The main benefit to being Dugg, especially prior to Twitter, was watching thousands of people reshare your content through blogs. These links were SEO manna from heaven, which was why gaming Digg was a cottage industry.
Even SEO seems to be a pretty terrible way of attracting new readers. Nine times out of ten, they go to your blog post, find what they were looking for, and leave.
This is a pretty common misconception among geeks. Let's say we have two sides to a business: a blog and something which isn't a blog. If there is a competent SEO in the room, links to the blog (or other linkbait) benefit the non-blog part of the business, too.
Starbucks loves getting in the New York Times for being socially conscious latte liberals who are in favor of small furry creatures, artisan coffee farmers, and other South American mammals. Is there anywhere on the page to buy coffee? No. Does it sell coffee? Yes. SEO is like that, except many orders of magnitude more efficient.

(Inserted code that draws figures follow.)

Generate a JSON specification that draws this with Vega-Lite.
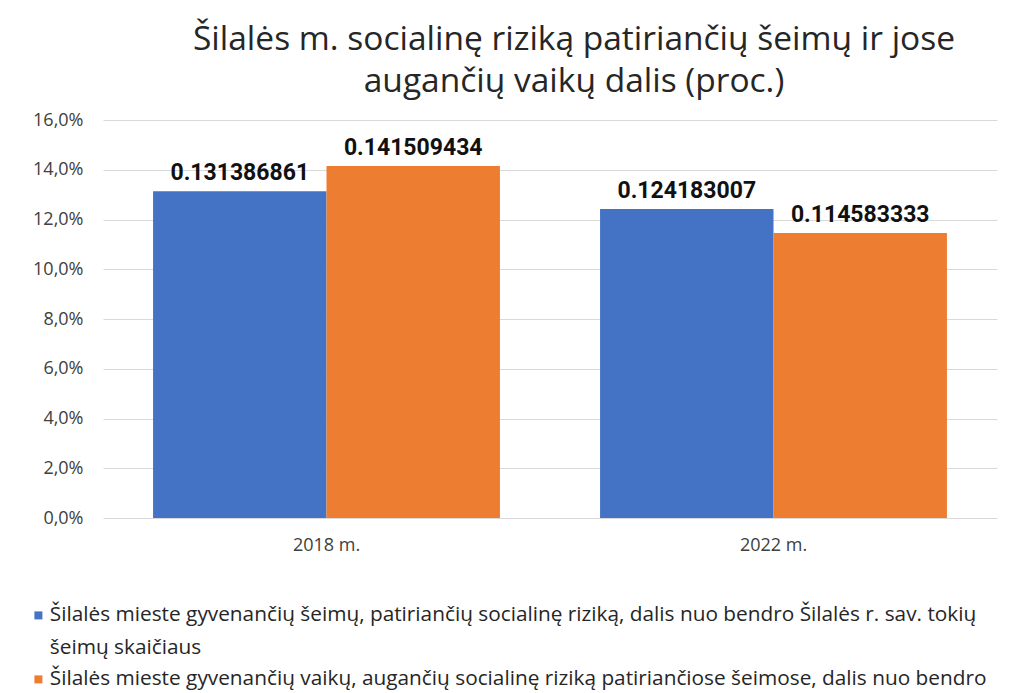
{
  "$schema": "https://vega.github.io/schema/vega-lite/v6.json",
  "autosize": "none",
  "width": 894,
  "height": 398,
  "padding": {"left": 103, "top": 120, "right": 22, "bottom": 175},
  "background": "white",
  "title": {
    "text": ["Šilalės m. socialinę riziką patiriančių šeimų ir jose", "augančių vaikų dalis (proc.)"],
    "font": "Open Sans",
    "fontSize": 33.5,
    "fontWeight": "normal",
    "color": "#262626",
    "anchor": "middle",
    "dx": 24,
    "offset": 12,
    "lineHeight": 42
  },
  "data": {
    "values": [
      {"metai": "2018 m.", "serija": "seimos", "dalis": 0.131386861},
      {"metai": "2018 m.", "serija": "vaikai", "dalis": 0.141509434},
      {"metai": "2022 m.", "serija": "seimos", "dalis": 0.124183007},
      {"metai": "2022 m.", "serija": "vaikai", "dalis": 0.114583333}
    ]
  },
  "config": {
    "view": {"stroke": null},
    "font": "Open Sans",
    "style": {"guide-label": {"lineHeight": 33}}
  },
  "encoding": {
    "x": {
      "field": "metai",
      "type": "nominal",
      "scale": {"paddingInner": 0.224, "paddingOuter": 0.112},
      "axis": {
        "title": null,
        "labelAngle": 0,
        "domain": false,
        "ticks": false,
        "labelFontSize": 18,
        "labelColor": "#404040",
        "labelPadding": 18
      }
    },
    "xOffset": {"field": "serija", "type": "nominal", "scale": {"domain": ["seimos", "vaikai"], "paddingInner": 0, "paddingOuter": 0}},
    "y": {
      "field": "dalis",
      "type": "quantitative",
      "scale": {"domain": [0, 0.16]},
      "axis": {
        "title": null,
        "values": [0, 0.02, 0.04, 0.06, 0.08, 0.1, 0.12, 0.14, 0.16],
        "labelExpr": "replace(format(datum.value, '.1%'), '.', ',')",
        "domain": false,
        "ticks": false,
        "labelFontSize": 18,
        "labelColor": "#404040",
        "labelPadding": 20,
        "gridColor": "#d9d9d9",
        "gridWidth": 1
      }
    }
  },
  "layer": [
    {
      "mark": {"type": "bar"},
      "encoding": {
        "color": {
          "field": "serija",
          "type": "nominal",
          "scale": {"domain": ["seimos", "vaikai"], "range": ["#4472C4", "#ED7D31"]},
          "legend": {
            "title": null,
            "orient": "none",
            "legendX": -75,
            "legendY": 485,
            "direction": "vertical",
            "symbolType": "square",
            "symbolSize": 64,
            "symbolStrokeWidth": 0,
            "labelFontSize": 20.8,
            "labelColor": "#262626",
            "labelLimit": 0,
            "labelOffset": 1,
            "rowPadding": 9,
            "labelExpr": "datum.label == 'seimos' ? ['Šilalės mieste gyvenančių šeimų, patiriančių socialinę riziką, dalis nuo bendro Šilalės r. sav. tokių', 'šeimų skaičiaus'] : ['Šilalės mieste gyvenančių vaikų, augančių socialinę riziką patiriančiose šeimose, dalis nuo bendro', 'Šilalės r. sav. tokių vaikų skaičiaus']"
          }
        }
      }
    },
    {
      "mark": {"type": "text", "dy": -6, "fontSize": 23, "fontWeight": "bold", "font": "Roboto", "color": "#111111", "baseline": "bottom"},
      "encoding": {
        "text": {"field": "dalis", "type": "nominal"}
      }
    }
  ]
}
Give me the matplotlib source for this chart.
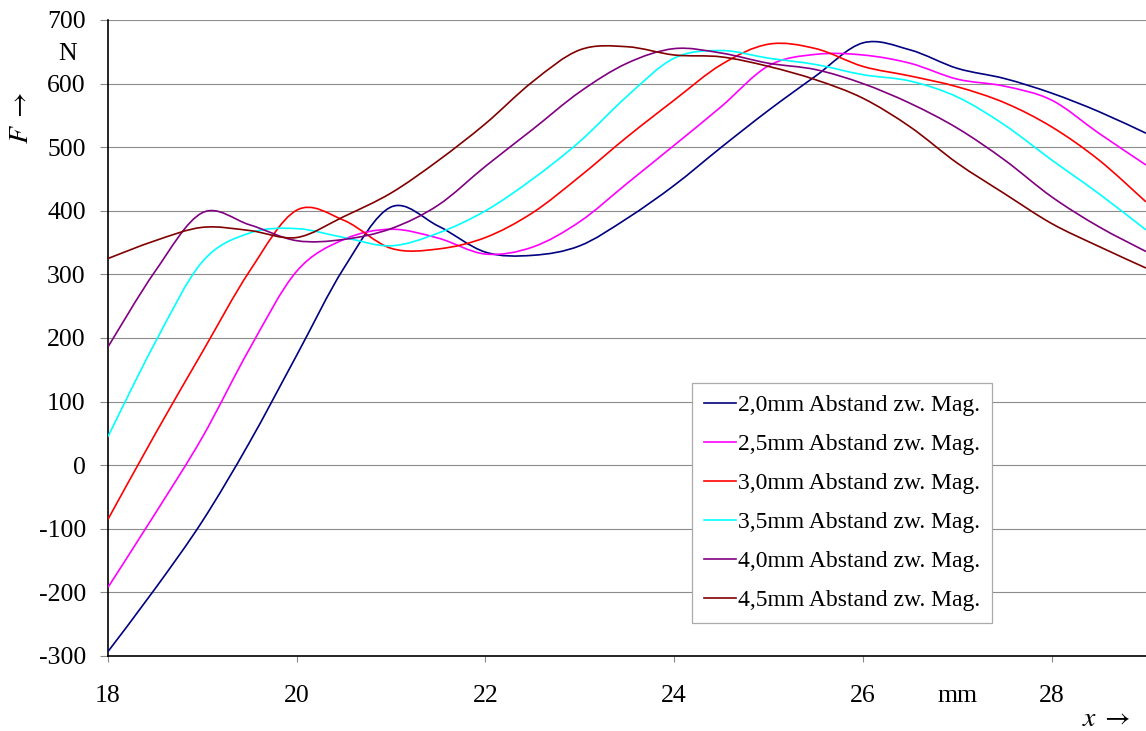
import numpy as np
import matplotlib
matplotlib.use("Agg")
import matplotlib.pyplot as plt
from matplotlib.path import Path
from matplotlib.patches import PathPatch
from matplotlib.lines import Line2D

# Daten, Schritt 0,5 mm
x_mm = [18, 18.5, 19, 19.5, 20, 20.5, 21, 21.5, 22, 22.5, 23, 23.5,
        24, 24.5, 25, 25.5, 26, 26.5, 27, 27.5, 28, 28.5, 29]

f_20 = [-293, -194, -88, 36, 173, 310, 406, 376, 335, 330, 345, 388,
        440, 500, 558, 612, 664, 653, 624, 608, 585, 556, 522]
f_25 = [-192, -76, 44, 183, 305, 355, 371, 357, 332, 343, 383, 443,
        503, 564, 628, 646, 645, 632, 607, 596, 574, 522, 472]
f_30 = [-85, 49, 178, 305, 401, 385, 341, 340, 358, 397, 454, 516,
        574, 630, 662, 655, 627, 612, 595, 570, 532, 480, 414]
f_35 = [45, 193, 320, 365, 372, 358, 345, 365, 400, 450, 509, 580,
        640, 652, 640, 630, 614, 604, 579, 535, 480, 427, 370]
f_40 = [186, 305, 397, 378, 353, 355, 372, 409, 470, 528, 587, 632,
        655, 648, 632, 622, 600, 569, 530, 480, 422, 375, 336]
f_45 = [325, 353, 374, 369, 358, 391, 428, 479, 537, 603, 653, 658,
        645, 642, 627, 606, 577, 532, 475, 427, 380, 344, 310]

labels = ["2,0mm Abstand zw. Mag.", "2,5mm Abstand zw. Mag.",
          "3,0mm Abstand zw. Mag.", "3,5mm Abstand zw. Mag.",
          "4,0mm Abstand zw. Mag.", "4,5mm Abstand zw. Mag."]
colors = ["#000080", "#FF00FF", "#FF0000", "#00FFFF", "#800080", "#800000"]
series = [f_20, f_25, f_30, f_35, f_40, f_45]

y_ticks = [-300, -200, -100, 0, 100, 200, 300, 400, 500, 600, 700]
x_ticks = [18, 20, 22, 24, 26, 28]

plt.rcParams['font.family'] = ['Liberation Serif', 'DejaVu Serif']
plt.rcParams['mathtext.fontset'] = 'stix'


def smooth_path(xs, ys):
    # geglaettete Linie wie in Excel (Bezier-Segmente)
    pts = np.column_stack([xs, ys]).astype(float)
    n = len(pts)
    verts = [pts[0]]
    codes = [Path.MOVETO]
    for i in range(n - 1):
        p0 = pts[i - 1] if i > 0 else pts[i]
        p1 = pts[i]
        p2 = pts[i + 1]
        p3 = pts[i + 2] if i + 2 < n else pts[i + 1]
        verts += [p1 + (p2 - p0) / 6, p2 - (p3 - p1) / 6, p2]
        codes += [Path.CURVE4] * 3
    return Path(verts, codes)


fig = plt.figure(figsize=(11.46, 7.31), dpi=100)
ax = fig.add_axes([108 / 1146, 1 - 656 / 731, 1 - 108 / 1146, (656 - 20) / 731])

for ys, c in zip(series, colors):
    patch = PathPatch(smooth_path(x_mm, ys), facecolor='none', edgecolor=c,
                      lw=1.2, transform=ax.transData, zorder=3)
    ax.add_patch(patch)

ax.set_xlim(18, 29)
ax.set_ylim(-300, 700)

ax.set_yticks(y_ticks, [str(v) for v in y_ticks])
ax.set_xticks(x_ticks, [str(v) for v in x_ticks])
ax.set_yticks([650], ['N'], minor=True)
ax.set_xticks([27], ['mm'], minor=True)

ax.tick_params(axis='y', which='major', length=6, width=0.8, color='#888888',
               labelsize=18.5, pad=10)
ax.tick_params(axis='y', which='minor', length=0, labelsize=18.5, pad=22.5)
ax.tick_params(axis='x', which='major', length=4.5, width=0.8, color='#888888',
               labelsize=18.5, pad=16.5)
ax.tick_params(axis='x', which='minor', length=0, labelsize=18.5, pad=21)

ax.grid(True, axis='y', which='major', color='#8c8c8c', lw=0.8, zorder=0)
ax.set_axisbelow(True)
for s in ['top', 'right']:
    ax.spines[s].set_visible(False)
for s in ['left', 'bottom']:
    ax.spines[s].set_color('black')
    ax.spines[s].set_linewidth(1.2)

fig.text(22 / 1146, 1 - 118 / 731, r'$F\;\rightarrow$', rotation=90,
         ha='center', va='center', fontsize=20)
fig.text(1106 / 1146, 1 - 720 / 731, r'$x\;\rightarrow$',
         ha='center', va='center', fontsize=20)

handles = [Line2D([], [], color=c, lw=1.2) for c in colors]
leg = ax.legend(handles, labels, loc='upper left',
                bbox_to_anchor=(692 / 1146, 1 - 383 / 731),
                bbox_transform=fig.transFigure, fontsize=17, frameon=True,
                fancybox=False, edgecolor='#aaaaaa', framealpha=1,
                handlelength=1.36, handletextpad=0.1, labelspacing=0.74,
                borderpad=0.5, borderaxespad=0)
leg.get_frame().set_linewidth(0.9)

fig.savefig('out.png', dpi=100)
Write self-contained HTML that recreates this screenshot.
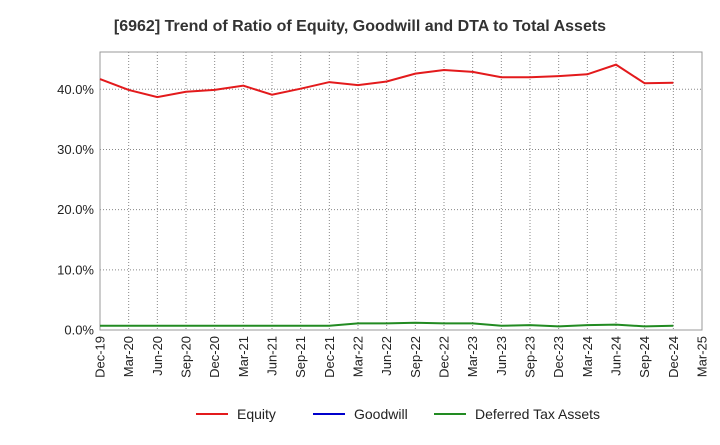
<!DOCTYPE html>
<html><head><meta charset="utf-8"><style>
body{margin:0;background:#fff;font-family:"Liberation Sans",Arial,sans-serif;}
</style></head><body>
<svg id="chart" width="720" height="440" xmlns="http://www.w3.org/2000/svg">
<text x="360" y="31" text-anchor="middle" font-size="16" font-weight="bold" fill="#333">[6962]  Trend of Ratio of Equity, Goodwill and DTA to Total Assets</text>
<g id="grid"></g><g id="axes"></g><g id="series"></g>
<g>
<line x1="196" y1="414" x2="228" y2="414" stroke="#e31a1c" stroke-width="2"/>
<text x="237" y="419" font-size="14" fill="#222">Equity</text>
<line x1="313" y1="414" x2="345" y2="414" stroke="#0000cc" stroke-width="2"/>
<text x="354" y="419" font-size="14" fill="#222">Goodwill</text>
<line x1="434" y1="414" x2="466" y2="414" stroke="#228b22" stroke-width="2"/>
<text x="475" y="419" font-size="14" fill="#222">Deferred Tax Assets</text>
</g>
</svg>
<script>
const categories=["Dec-19","Mar-20","Jun-20","Sep-20","Dec-20","Mar-21","Jun-21","Sep-21","Dec-21","Mar-22","Jun-22","Sep-22","Dec-22","Mar-23","Jun-23","Sep-23","Dec-23","Mar-24","Jun-24","Sep-24","Dec-24","Mar-25"];
const equity=[41.7,39.9,38.7,39.6,39.9,40.6,39.1,40.1,41.2,40.7,41.3,42.6,43.2,42.9,42.0,42.0,42.2,42.5,44.1,41.0,41.1];
const dta=[0.7,0.7,0.7,0.7,0.7,0.7,0.7,0.7,0.7,1.1,1.1,1.2,1.1,1.1,0.7,0.8,0.6,0.8,0.9,0.6,0.7];
const yTicks=[0,10,20,30,40];
const NS="http://www.w3.org/2000/svg";
const L=100,R=702,T=52,B=330,YMAX=46.2;
const x=i=>L+i*(R-L)/(categories.length-1);
const y=v=>B-v*(B-T)/YMAX;
function mk(tag,attrs,parent){const e=document.createElementNS(NS,tag);for(const k in attrs)e.setAttribute(k,attrs[k]);document.getElementById(parent).appendChild(e);return e;}
const frame=mk("rect",{x:L,y:T,width:R-L,height:B-T,fill:"none",stroke:"#999"},"axes");


categories.forEach((c,i)=>{
 const g=mk("line",{x1:x(i),x2:x(i),y1:T,y2:B,stroke:"#888","stroke-dasharray":"1,2"},"grid");
 
 
 const t=mk("text",{x:0,y:0,"font-size":"13",fill:"#222","text-anchor":"end",transform:`translate(${x(i)+4.5},${B+6}) rotate(-90)`},"axes");
 t.textContent=c;
 
 
});
yTicks.forEach(v=>{
 const g=mk("line",{x1:L,x2:R,y1:y(v),y2:y(v),stroke:"#888","stroke-dasharray":"1,2"},"grid");
 
 
 const t=mk("text",{x:L-6,y:y(v)+4.5,"font-size":"13",fill:"#222","text-anchor":"end"},"axes");
 t.textContent=v.toFixed(1)+"%";
 
 
});
function line(data,color,name){
 const p=mk("polyline",{points:data.map((v,i)=>x(i)+","+y(v)).join(" "),fill:"none",stroke:color,"stroke-width":"2"},"series");
 
 
}
line(dta,"#228b22","dta-line");
line(equity,"#e31a1c","equity-line");
</script>
</body></html>
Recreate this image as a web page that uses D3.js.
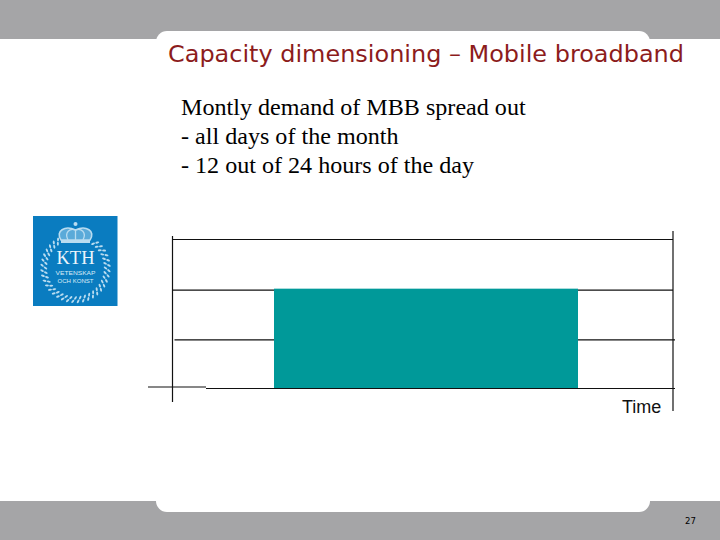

I can't upvote enough. People on HN really don't understand the true value of backlinks, and hence the value of the 'bad traffic' people who generate them.
I doubt you'll see this since the thread is old, but you aren't making a valid comparison.
You could not have realistically have 300k wives at the same time, but you could have 300k customers.
What you're saying goes completely against any type of advertising or promotional model that I am aware of. This is why there is more than just Cost Per Acquisition ad models.